The Book of Men by Dorianne Laux
Winner of the 2012 Paterson Poetry Prize, Dorianne Laux's fifth collection of poems, The Book of Men, speaks with a voice of insight and experience. To those familiar with her work, her wisdom should not come as a surprise.
An expeditious glance at the illustration on the cover of The Book of Men gives a general sense of the book's themes. The phallic imagery of flora and fauna blossoming out of a pair of white men's briefs conveys the sense of humor, personal growth, and life experience that Laux applies to decades of relationships. It is these relationships that she shares in her latest book of poetry.
The person-to-person relationships that Laux covers are not just her relationships with men. Yes, there are many poems that recount her past boyfriends, encounters like the one described in "Learning to Drive," "The long miles down the back road / I learned to drive on. The boy riding / shotgun. His hand on my hand on / the gear shift knob, our eyes locked..." Several other poems cover the transposed relationship she has now that she cares for her aging mother. The most poignant is "Mother's Day," "I passed through the narrow hills / of my mother's hips one cold morning / and never looked back, until now, clipping / her tough toenails, sitting on the bed's edge / combing out the tuft of hair..."
As in life, there are poems in this book where relationships are humorous, or humorous in hindsight. Laux doesn't hesitate to bring wit into her poetry and does so rather satirically in her poem entitled "Men": "It's tough being a guy, having to be gruff / and buff, the strong silent type, having to laugh / it off..." Laux's use of humor adds realism to her words and demonstrates that she doesn't view herself too earnestly.
Laux's poems also exude a sense of wisdom, a sort of sophisticated "been there, done that... learned from that." Take these lines from her poem "Bakersfield, 1969": "Back then / I was scared most of the time. But I acted / tough, like I knew every street..." Laux makes it clear that she made mistakes, that, like so many other people in their youth, she lived a little rashly. She looks back on these relationships with a knowing nostalgia. The reader can sense that she has welcomed all of her past encounters, good and bad, into her current understanding of herself. This is verified in "Antilamentation," "Regret none of it, not one / of the wasted days you wanted to know nothing, / when the lights from the carnival rides / were the only stars you believed in..."

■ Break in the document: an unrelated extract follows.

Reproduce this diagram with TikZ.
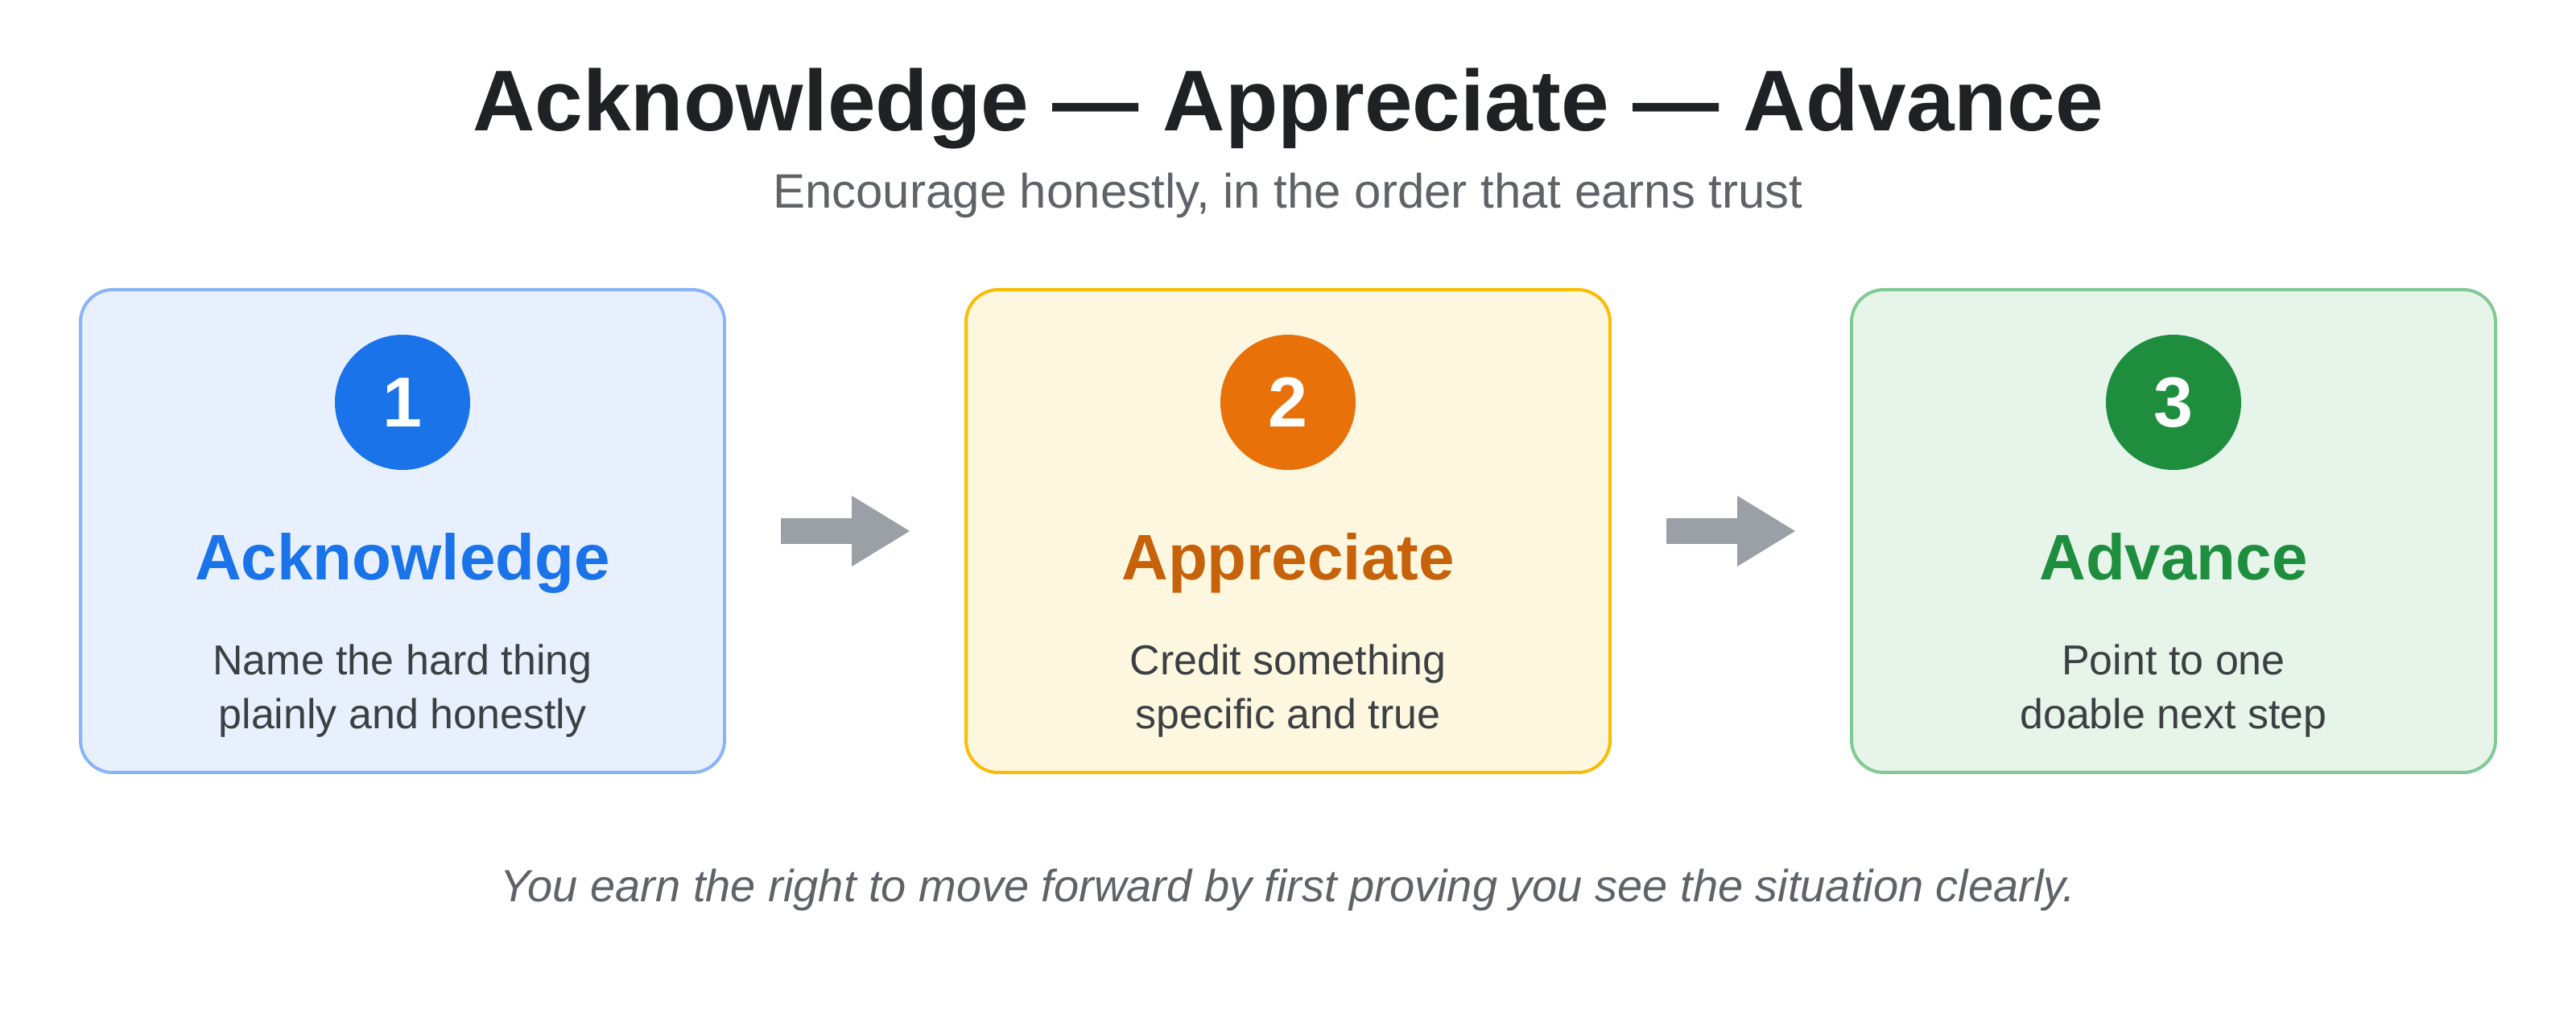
\documentclass[tikz,border=0pt]{standalone}
\usepackage{fontspec}
\setmainfont{Liberation Sans}
\usepackage{xcolor}
\usepackage{tikz}
\usetikzlibrary{positioning}
\usetikzlibrary{arrows.meta}
\usetikzlibrary{calc}

\definecolor{inkdark}{HTML}{202124}
\definecolor{inkgray}{HTML}{5F6368}
\definecolor{inkbody}{HTML}{3C4043}
\definecolor{arrowgray}{HTML}{9AA0A6}
\definecolor{bluefill}{HTML}{E8F0FE}
\definecolor{blueline}{HTML}{8AB4F8}
\definecolor{bluedot}{HTML}{1A73E8}
\definecolor{bluehead}{HTML}{1A73E8}
\definecolor{yellowfill}{HTML}{FEF7E0}
\definecolor{yellowline}{HTML}{FBBC04}
\definecolor{orangedot}{HTML}{E8710A}
\definecolor{orangehead}{HTML}{C5620A}
\definecolor{greenfill}{HTML}{E6F4EA}
\definecolor{greenline}{HTML}{81C995}
\definecolor{greendot}{HTML}{1E8E3E}
\definecolor{greenhead}{HTML}{1E8E3E}

\tikzstyle{stepbox}=[rectangle,rounded corners=10pt,line width=1pt,minimum width=200pt,minimum height=150pt,inner sep=0pt]
\tikzstyle{numdot}=[circle,minimum size=42pt,inner sep=0pt,text=white,font=\fontsize{22}{22}\selectfont\bfseries]
\tikzstyle{headtext}=[anchor=base,font=\fontsize{20}{24}\selectfont\bfseries]
\tikzstyle{bodytext}=[anchor=base,align=center,text=inkbody,font=\fontsize{13}{17}\selectfont]
\tikzstyle{flow} = [draw=arrowgray,line width=8pt,-{Triangle[length=18pt,width=22pt,line width=0pt]}]

\begin{document}
\begin{tikzpicture}[x=0.25pt,y=-0.25pt]

 \useasboundingbox (0,0) rectangle (3200,1280);

 %title
 \node[anchor=base,text=inkdark,font=\fontsize{26.8}{30}\selectfont\bfseries] (title) at (1600,163) {Acknowledge — Appreciate — Advance};
 \node[anchor=base,text=inkgray,font=\fontsize{15}{18}\selectfont] (subtitle) at (1600,259) {Encourage honestly, in the order that earns trust};

 %steps
 \foreach \x/\name/\tone in {500/ack/blue, 1600/app/yellow, 2700/adv/green}
   \node[stepbox,draw=\tone line,fill=\tone fill] (\name) at (\x,660) {};

 \node[numdot,fill=bluedot] (ackdot) at (500,500) {1};
 \node[numdot,fill=orangedot] (appdot) at (1600,500) {2};
 \node[numdot,fill=greendot] (advdot) at (2700,500) {3};

 \node[headtext,text=bluehead] (ackhead) at (500,721) {Acknowledge};
 \node[headtext,text=orangehead] (apphead) at (1600,721) {Appreciate};
 \node[headtext,text=greenhead] (advhead) at (2700,721) {Advance};

 % base of a two line node sits on its last line
 \node[bodytext] (ackbody) at (500,906) {Name the hard thing\\plainly and honestly};
 \node[bodytext] (appbody) at (1600,906) {Credit something\\specific and true};
 \node[bodytext] (advbody) at (2700,906) {Point to one\\doable next step};

 %arrows
 \coordinate (a1s) at ($(ack.east)+(68,0)$);
 \coordinate (a1e) at ($(app.west)+(-68,0)$);
 \coordinate (a2s) at ($(app.east)+(68,0)$);
 \coordinate (a2e) at ($(adv.west)+(-68,0)$);
 \foreach \source/ \dest in {a1s/a1e, a2s/a2e}
    \draw[flow] (\source) -- (\dest);

 %footer
 \node[anchor=base,text=inkgray,font=\fontsize{14}{18}\selectfont\itshape] (footer) at (1600,1120) {You earn the right to move forward by first proving you see the situation clearly.};

\end{tikzpicture}
\end{document}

The poems in this collection read as small narratives. The structures are varied, some long and some short, but the lines all read fluently and easily saunter through the mind. A few poems include quotations from other sources at their beginning. This is a tactic more customary to novels, but it works well for Laux. My favorite of these is the simple line she quotes from the movie Harold and Maude at the beginning of the poem "Lighter": "Aim above morality." "Lighter" tells the reader to go to a convenience store and steal something small, for the sake of the act -- a small gift for your suffering. "Haven't you suffered? / Haven't you been beaten down, condemned / like a tenement, gone to bed hungry, alone?"
The breadth of experience covered in The Book of Men presents Laux as a strong woman, proactive in her pursuits, and this proudly carries into and beyond her midlife. She touches on subject matter from her youth, in the 1960s -- Vietnam, Bob Dylan, Cher -- a time of carefree living, and juxtaposes them to the realities she is now facing, realities such as age spots, wrinkled brains, and disappearing into the past.
Laux's poetic narratives are little viewfinders into the decades that make up a life. The Book of Men is poignant for a reader of any age. The themes that she covers in this collection are universal. If readers have not already encountered them, the experiences are certain to be encountered in the future.